For the investigated case study, we see a slow trend towards more pointed and axisymmetric projectiles, likely decoupled from human intent, and a shift from laterally to latero-frontally hafted implements, maybe as a result of an optimizing process towards the synergetic incorporation of different functions into a single implement, the shouldered point. Most of the analyzed trends appear not to experience selective pressure, and most of the observable variance does not seem to be related to the passage of time but is potentially caused by spatial signals or differences in lithic raw materials, individual knapping skills, or weapon preferences. Assessing the observed rates of change against those expected from drift alone might then help to address questions of different modes of cultural transmission that might affect cultural evolution, such as unbiased or conformist-biased transmission.

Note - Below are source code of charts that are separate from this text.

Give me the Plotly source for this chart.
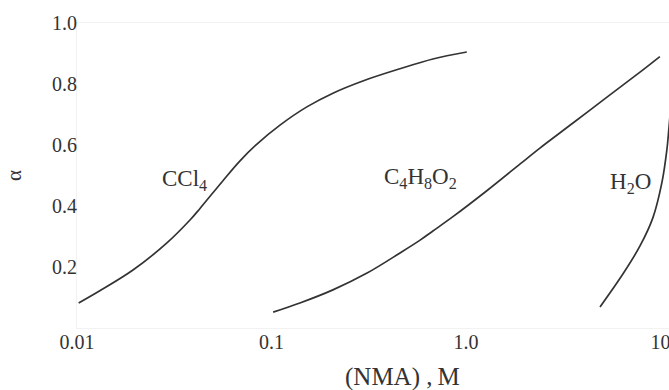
import math
import plotly.graph_objects as go

# ---- data ----
ccl4_x = [0.0102, 0.0131, 0.0194, 0.0290, 0.0381, 0.0429, 0.0563, 0.0689, 0.0842,
          0.111, 0.152, 0.207, 0.295, 0.458, 0.676, 1.01]
ccl4_y = [0.082, 0.122, 0.190, 0.279, 0.354, 0.392, 0.483, 0.548, 0.603,
          0.666, 0.725, 0.770, 0.810, 0.850, 0.882, 0.905]

diox_x = [0.102, 0.140, 0.207, 0.310, 0.458, 0.581, 0.676, 0.857, 1.28,
          1.90, 2.40, 3.55, 5.31, 7.85, 9.93]
diox_y = [0.052, 0.082, 0.125, 0.180, 0.246, 0.288, 0.318, 0.365, 0.450,
          0.538, 0.590, 0.672, 0.757, 0.839, 0.890]

h2o_x = [4.89, 6.41, 7.85, 9.14, 10.19, 10.79, 11.07, 11.5]
h2o_y = [0.069, 0.177, 0.269, 0.361, 0.479, 0.584, 0.659, 0.78]

x_tickvals = [0.01, 0.1, 1, 10]
x_ticktext = ["0.01", "0.1", "1.0", "10"]
y_tickvals = [0.2, 0.4, 0.6, 0.8, 1.0]
y_ticktext = ["0.2", "0.4", "0.6", "0.8", "1.0"]

labels = ["CCl<sub>4</sub>", "C<sub>4</sub>H<sub>8</sub>O<sub>2</sub>", "H<sub>2</sub>O"]
label_x = [0.0359, 0.587, 7.05]
label_y = [0.485, 0.492, 0.475]

ink = "#333333"
serif = "Liberation Serif"

fig = go.Figure()
for xs, ys in [(ccl4_x, ccl4_y), (diox_x, diox_y), (h2o_x, h2o_y)]:
    fig.add_trace(go.Scatter(x=xs, y=ys, mode="lines",
                             line=dict(color=ink, width=1.7, shape="spline", smoothing=1.0),
                             showlegend=False, hoverinfo="skip"))

for t, lx, ly in zip(labels, label_x, label_y):
    fig.add_annotation(x=math.log10(lx), y=ly, xref="x", yref="y", text=t,
                       showarrow=False, font=dict(family=serif, size=23, color=ink))

fig.add_annotation(x=math.log10(0.469), y=-0.16, xref="x", yref="paper",
                   yanchor="middle", text="(NMA) ,\u2009M", showarrow=False,
                   font=dict(family=serif, size=25, color=ink))

fig.update_xaxes(type="log", range=[-2, 1.044], tickvals=x_tickvals, ticktext=x_ticktext,
                 showgrid=False, zeroline=False, ticks="", ticklabeloverflow="allow",
                 ticklabelstandoff=-4,
                 showline=True, linecolor="#f2f2f2", linewidth=1, mirror=True,
                 tickfont=dict(family=serif, size=20, color=ink))
fig.update_yaxes(range=[0, 1.0], tickvals=y_tickvals, ticktext=y_ticktext,
                 showgrid=False, zeroline=False, ticks="", ticklabeloverflow="allow",
                 ticklabelstandoff=-5,
                 showline=True, linecolor="#f2f2f2", linewidth=1, mirror=True,
                 tickfont=dict(family=serif, size=20, color=ink),
                 title=dict(text="α", font=dict(family=serif, size=21, color=ink), standoff=24))

fig.update_layout(width=669, height=390, margin=dict(l=77, r=0, t=23, b=62),
                  plot_bgcolor="white", paper_bgcolor="white")

fig.write_html("out.html")
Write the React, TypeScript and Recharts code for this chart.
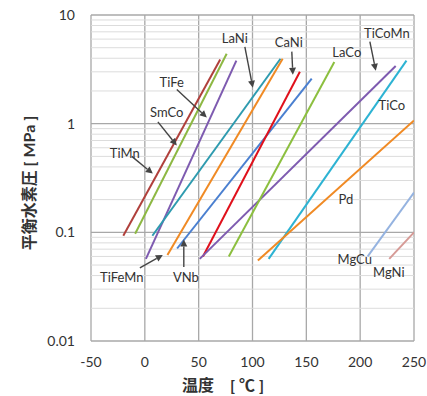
import React from 'react';
import {
  LineChart, Line, XAxis, YAxis, CartesianGrid,
  ReferenceLine, ReferenceDot,
} from 'recharts';

// 各合金の平衡水素圧 (温度 ℃, 圧力 MPa) — 両端点
const alloys = [
  { name: 'TiMn', color: '#b0403c', pts: [[-20, 0.093], [70, 3.9]] },
  { name: 'SmCo', color: '#8db843', pts: [[-9, 0.097], [76, 4.4]] },
  { name: 'TiFe', color: '#7e5bb0', pts: [[1, 0.057], [85, 3.8]] },
  { name: 'LaNi', color: '#2e9baf', pts: [[7, 0.093], [126, 3.96]] },
  { name: 'TiFeMn', color: '#f08a24', pts: [[21, 0.062], [128, 3.96]] },
  { name: 'VNb', color: '#4a7fd0', pts: [[30, 0.071], [155, 2.6]] },
  { name: 'CaNi', color: '#e0101b', pts: [[54, 0.06], [144, 3.0]] },
  { name: 'TiCoMn', color: '#7e5bb0', pts: [[51, 0.057], [233, 3.4]] },
  { name: 'LaCo', color: '#8cbf3f', pts: [[78, 0.06], [176, 3.7]] },
  { name: 'TiCo', color: '#2db3d3', pts: [[115, 0.057], [243, 3.8]] },
  { name: 'Pd', color: '#f08a24', pts: [[105, 0.055], [250, 1.07]] },
  { name: 'MgCu', color: '#95b3e0', pts: [[207, 0.06], [250, 0.232]] },
  { name: 'MgNi', color: '#d69a96', pts: [[227, 0.057], [250, 0.1]] },
];

// ラベル位置 (温度, 圧力)
const labels = [
  { text: 'TiMn', x: -18.6, y: 0.54 },
  { text: 'SmCo', x: 20.4, y: 1.29 },
  { text: 'TiFe', x: 25, y: 2.43 },
  { text: 'LaNi', x: 83.6, y: 6.2 },
  { text: 'CaNi', x: 133.7, y: 5.6 },
  { text: 'LaCo', x: 187.6, y: 4.6 },
  { text: 'TiCoMn', x: 224.8, y: 6.9 },
  { text: 'TiCo', x: 229.4, y: 1.5 },
  { text: 'Pd', x: 186.7, y: 0.204 },
  { text: 'MgCu', x: 195, y: 0.057 },
  { text: 'MgNi', x: 226.6, y: 0.0435 },
  { text: 'TiFeMn', x: -21.4, y: 0.039 },
  { text: 'VNb', x: 38.1, y: 0.039 },
];

// 矢印 (始点 → 終点)
const arrows = [
  [[-12.1, 0.5], [7.4, 0.347]],
  [[12.1, 1.04], [29.7, 0.63]],
  [[29.7, 2.06], [57.6, 1.14]],
  [[92.9, 5.1], [100.3, 2.14]],
  [[136.5, 4.6], [137.5, 2.82]],
  [[209, 5.7], [214.5, 3.07]],
  [[-4.6, 0.047], [16.7, 0.062]],
  [[36.2, 0.048], [36.2, 0.086]],
];

const xTicks = [-50, 0, 50, 100, 150, 200, 250];
const yTicks = [0.01, 0.1, 1, 10];
const minorY = [
  0.02, 0.03, 0.04, 0.05, 0.06, 0.07, 0.08, 0.09,
  0.2, 0.3, 0.4, 0.5, 0.6, 0.7, 0.8, 0.9,
  2, 3, 4, 5, 6, 7, 8, 9,
];

const FONT = "Lato, 'Noto Sans CJK JP', sans-serif";

const Arrow = (p: any) => {
  const { x1, y1, x2, y2 } = p;
  const a = Math.atan2(y2 - y1, x2 - x1);
  const L = 7, W = 3.5;
  const bx = x2 - L * Math.cos(a), by = y2 - L * Math.sin(a);
  const px = -Math.sin(a) * W, py = Math.cos(a) * W;
  return (
    <g>
      <line x1={x1} y1={y1} x2={bx} y2={by} stroke="#444" strokeWidth={1.4} />
      <polygon points={`${x2},${y2} ${bx + px},${by + py} ${bx - px},${by - py}`} fill="#444" />
    </g>
  );
};

export default function App() {
  return (
    <div style={{ position: 'absolute', left: 0, top: 0, background: '#fff' }}>
      <LineChart width={427} height={396} margin={{ top: 15, right: 13, left: 0, bottom: 0 }}>
        {minorY.map((v) => (
          <ReferenceLine key={v} y={v} stroke="#dcdcdc" strokeWidth={1} />
        ))}
        <CartesianGrid stroke="#a8a8a8" strokeWidth={1.3} horizontalValues={yTicks} verticalValues={xTicks} />
        <XAxis
          type="number"
          dataKey="x"
          domain={[-50, 250]}
          ticks={xTicks}
          allowDataOverflow
          axisLine={false}
          tickLine={false}
          height={55}
          tickMargin={10}
          tick={{ fill: '#333', fontSize: 14, fontFamily: FONT }}
          label={{
            content: () => (
              <text x={223} y={391} textAnchor="middle" fontSize={16} fontWeight="bold" fill="#333" fontFamily={FONT}>
                温度　[ ℃ ]
              </text>
            ),
          }}
        />
        <YAxis
          type="number"
          scale="log"
          domain={[0.01, 10]}
          ticks={yTicks}
          allowDataOverflow
          axisLine={false}
          tickLine={false}
          width={91}
          tickMargin={10}
          tick={{ fill: '#333', fontSize: 14, fontFamily: FONT }}
          label={{
            content: () => (
              <text x={28} y={183} transform="rotate(-90 28 183)" textAnchor="middle" dominantBaseline="central"
                fontSize={16} fontWeight="bold" fill="#333" fontFamily={FONT}>
                平衡水素圧 [ MPa ]
              </text>
            ),
          }}
        />
        {alloys.map((a) => (
          <Line
            key={a.name}
            data={a.pts.map(([x, y]) => ({ x, y }))}
            dataKey="y"
            stroke={a.color}
            strokeWidth={2}
            dot={false}
            isAnimationActive={false}
          />
        ))}
        {arrows.map(([s, e], i) => (
          <ReferenceLine
            key={'a' + i}
            segment={[{ x: s[0], y: s[1] }, { x: e[0], y: e[1] }]}
            shape={Arrow}
          />
        ))}
        {labels.map((l) => (
          <ReferenceDot
            key={l.text}
            x={l.x}
            y={l.y}
            shape={(p: any) => (
              <text x={p.cx} y={p.cy} textAnchor="middle" dominantBaseline="central"
                fontSize={13} fill="#333" fontFamily={FONT}>
                {l.text}
              </text>
            )}
          />
        ))}
      </LineChart>
    </div>
  );
}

In the absence of comparable data, it is difficult to say whether the observed amount of variance attributable to time in our case study—between 3 and 17%—is representative for evolutionary trends during the (Upper) Paleolithic. Future studies will have to show whether these numbers are at average or exceptionally high or low, ideally including more assemblages with good chronological control and available contextual information to refine our understanding of specific and general patterns of cultural evolution.